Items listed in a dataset
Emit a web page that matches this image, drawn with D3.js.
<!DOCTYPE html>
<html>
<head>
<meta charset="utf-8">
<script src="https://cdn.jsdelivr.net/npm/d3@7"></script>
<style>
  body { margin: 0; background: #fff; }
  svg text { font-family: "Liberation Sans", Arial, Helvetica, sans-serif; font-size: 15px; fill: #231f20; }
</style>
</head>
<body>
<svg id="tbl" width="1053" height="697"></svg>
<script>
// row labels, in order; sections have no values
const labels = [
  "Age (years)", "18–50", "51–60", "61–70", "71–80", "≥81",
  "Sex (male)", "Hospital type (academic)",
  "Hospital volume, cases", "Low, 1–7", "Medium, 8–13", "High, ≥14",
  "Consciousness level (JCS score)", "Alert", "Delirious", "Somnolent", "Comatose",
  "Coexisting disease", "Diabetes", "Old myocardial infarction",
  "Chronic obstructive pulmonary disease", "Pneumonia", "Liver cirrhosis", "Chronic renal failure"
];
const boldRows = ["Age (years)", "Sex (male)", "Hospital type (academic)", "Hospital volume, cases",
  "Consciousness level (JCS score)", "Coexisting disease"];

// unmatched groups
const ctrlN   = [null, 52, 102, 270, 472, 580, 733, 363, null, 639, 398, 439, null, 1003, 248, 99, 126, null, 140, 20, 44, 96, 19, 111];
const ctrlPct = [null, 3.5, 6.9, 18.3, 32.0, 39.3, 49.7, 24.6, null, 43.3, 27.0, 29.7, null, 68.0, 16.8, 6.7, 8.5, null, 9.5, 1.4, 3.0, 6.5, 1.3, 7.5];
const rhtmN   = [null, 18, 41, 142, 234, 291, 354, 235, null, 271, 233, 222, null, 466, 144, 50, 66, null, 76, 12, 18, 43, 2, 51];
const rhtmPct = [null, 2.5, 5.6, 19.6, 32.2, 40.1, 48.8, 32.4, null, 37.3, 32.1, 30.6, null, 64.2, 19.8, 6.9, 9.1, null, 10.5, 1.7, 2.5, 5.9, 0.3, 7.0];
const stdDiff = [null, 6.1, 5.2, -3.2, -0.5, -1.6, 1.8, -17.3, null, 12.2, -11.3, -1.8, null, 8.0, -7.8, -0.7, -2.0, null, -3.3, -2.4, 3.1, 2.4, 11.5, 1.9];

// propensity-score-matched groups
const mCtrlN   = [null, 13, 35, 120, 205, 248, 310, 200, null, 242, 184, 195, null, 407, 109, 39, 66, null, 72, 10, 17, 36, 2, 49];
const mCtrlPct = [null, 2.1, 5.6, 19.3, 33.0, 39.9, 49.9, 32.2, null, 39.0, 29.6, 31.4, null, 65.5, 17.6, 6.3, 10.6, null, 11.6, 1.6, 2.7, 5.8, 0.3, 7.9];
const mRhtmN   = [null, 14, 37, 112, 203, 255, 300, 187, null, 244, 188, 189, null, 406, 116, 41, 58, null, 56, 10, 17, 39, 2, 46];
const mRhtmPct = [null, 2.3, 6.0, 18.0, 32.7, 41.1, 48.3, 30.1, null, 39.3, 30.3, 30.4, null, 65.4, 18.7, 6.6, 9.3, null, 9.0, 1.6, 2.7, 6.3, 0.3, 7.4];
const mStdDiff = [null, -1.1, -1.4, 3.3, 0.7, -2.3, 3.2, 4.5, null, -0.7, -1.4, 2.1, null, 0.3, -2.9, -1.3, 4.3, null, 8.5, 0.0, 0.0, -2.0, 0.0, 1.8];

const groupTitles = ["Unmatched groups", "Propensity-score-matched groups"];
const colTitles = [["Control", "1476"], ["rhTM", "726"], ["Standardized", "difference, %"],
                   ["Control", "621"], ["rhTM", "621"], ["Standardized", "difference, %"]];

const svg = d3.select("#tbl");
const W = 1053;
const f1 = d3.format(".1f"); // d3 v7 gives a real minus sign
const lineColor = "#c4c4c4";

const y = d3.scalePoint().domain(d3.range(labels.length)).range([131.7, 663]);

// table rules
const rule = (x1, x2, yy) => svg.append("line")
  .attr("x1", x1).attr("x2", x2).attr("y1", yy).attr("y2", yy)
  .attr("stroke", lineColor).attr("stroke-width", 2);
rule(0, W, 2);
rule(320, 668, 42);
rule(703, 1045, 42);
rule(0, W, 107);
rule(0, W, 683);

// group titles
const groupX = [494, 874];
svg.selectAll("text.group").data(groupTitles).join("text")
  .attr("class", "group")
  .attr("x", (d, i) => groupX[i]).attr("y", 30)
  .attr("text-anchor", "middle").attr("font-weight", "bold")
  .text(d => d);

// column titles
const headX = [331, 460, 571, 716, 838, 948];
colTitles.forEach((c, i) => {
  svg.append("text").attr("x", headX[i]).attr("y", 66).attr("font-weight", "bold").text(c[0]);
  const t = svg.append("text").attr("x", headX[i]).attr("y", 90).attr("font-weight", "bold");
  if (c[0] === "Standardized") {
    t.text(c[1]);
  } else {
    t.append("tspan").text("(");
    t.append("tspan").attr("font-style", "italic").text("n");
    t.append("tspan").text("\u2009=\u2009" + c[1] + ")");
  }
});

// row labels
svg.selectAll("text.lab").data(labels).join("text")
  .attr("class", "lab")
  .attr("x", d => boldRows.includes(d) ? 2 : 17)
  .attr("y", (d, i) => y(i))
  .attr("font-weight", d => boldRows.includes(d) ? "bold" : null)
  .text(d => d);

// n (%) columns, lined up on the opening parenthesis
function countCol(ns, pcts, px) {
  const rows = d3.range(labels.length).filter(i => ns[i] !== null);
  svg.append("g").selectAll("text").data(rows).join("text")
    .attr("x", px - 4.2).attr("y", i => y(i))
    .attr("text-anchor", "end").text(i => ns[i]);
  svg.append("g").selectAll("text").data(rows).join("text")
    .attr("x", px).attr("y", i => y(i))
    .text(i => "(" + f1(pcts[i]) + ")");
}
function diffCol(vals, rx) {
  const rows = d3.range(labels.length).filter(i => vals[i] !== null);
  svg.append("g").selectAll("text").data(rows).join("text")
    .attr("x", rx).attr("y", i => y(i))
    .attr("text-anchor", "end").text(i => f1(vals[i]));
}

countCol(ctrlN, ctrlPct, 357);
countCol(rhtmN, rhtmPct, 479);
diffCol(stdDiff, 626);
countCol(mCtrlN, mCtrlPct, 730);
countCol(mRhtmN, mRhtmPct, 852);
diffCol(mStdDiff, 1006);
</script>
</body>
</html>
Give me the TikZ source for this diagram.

— WRITTEN INSTRUCTION —
Write out exactly, please, the lines beginning at the start of the material and ending with the line that holds "2.4, 11.5, 1.9];", both included.

— FULL ANSWER —
Emit a web page that matches this image, drawn with D3.js.
<!DOCTYPE html>
<html>
<head>
<meta charset="utf-8">
<script src="https://cdn.jsdelivr.net/npm/d3@7"></script>
<style>
  body { margin: 0; background: #fff; }
  svg text { font-family: "Liberation Sans", Arial, Helvetica, sans-serif; font-size: 15px; fill: #231f20; }
</style>
</head>
<body>
<svg id="tbl" width="1053" height="697"></svg>
<script>
// row labels, in order; sections have no values
const labels = [
  "Age (years)", "18–50", "51–60", "61–70", "71–80", "≥81",
  "Sex (male)", "Hospital type (academic)",
  "Hospital volume, cases", "Low, 1–7", "Medium, 8–13", "High, ≥14",
  "Consciousness level (JCS score)", "Alert", "Delirious", "Somnolent", "Comatose",
  "Coexisting disease", "Diabetes", "Old myocardial infarction",
  "Chronic obstructive pulmonary disease", "Pneumonia", "Liver cirrhosis", "Chronic renal failure"
];
const boldRows = ["Age (years)", "Sex (male)", "Hospital type (academic)", "Hospital volume, cases",
  "Consciousness level (JCS score)", "Coexisting disease"];

// unmatched groups
const ctrlN   = [null, 52, 102, 270, 472, 580, 733, 363, null, 639, 398, 439, null, 1003, 248, 99, 126, null, 140, 20, 44, 96, 19, 111];
const ctrlPct = [null, 3.5, 6.9, 18.3, 32.0, 39.3, 49.7, 24.6, null, 43.3, 27.0, 29.7, null, 68.0, 16.8, 6.7, 8.5, null, 9.5, 1.4, 3.0, 6.5, 1.3, 7.5];
const rhtmN   = [null, 18, 41, 142, 234, 291, 354, 235, null, 271, 233, 222, null, 466, 144, 50, 66, null, 76, 12, 18, 43, 2, 51];
const rhtmPct = [null, 2.5, 5.6, 19.6, 32.2, 40.1, 48.8, 32.4, null, 37.3, 32.1, 30.6, null, 64.2, 19.8, 6.9, 9.1, null, 10.5, 1.7, 2.5, 5.9, 0.3, 7.0];
const stdDiff = [null, 6.1, 5.2, -3.2, -0.5, -1.6, 1.8, -17.3, null, 12.2, -11.3, -1.8, null, 8.0, -7.8, -0.7, -2.0, null, -3.3, -2.4, 3.1, 2.4, 11.5, 1.9];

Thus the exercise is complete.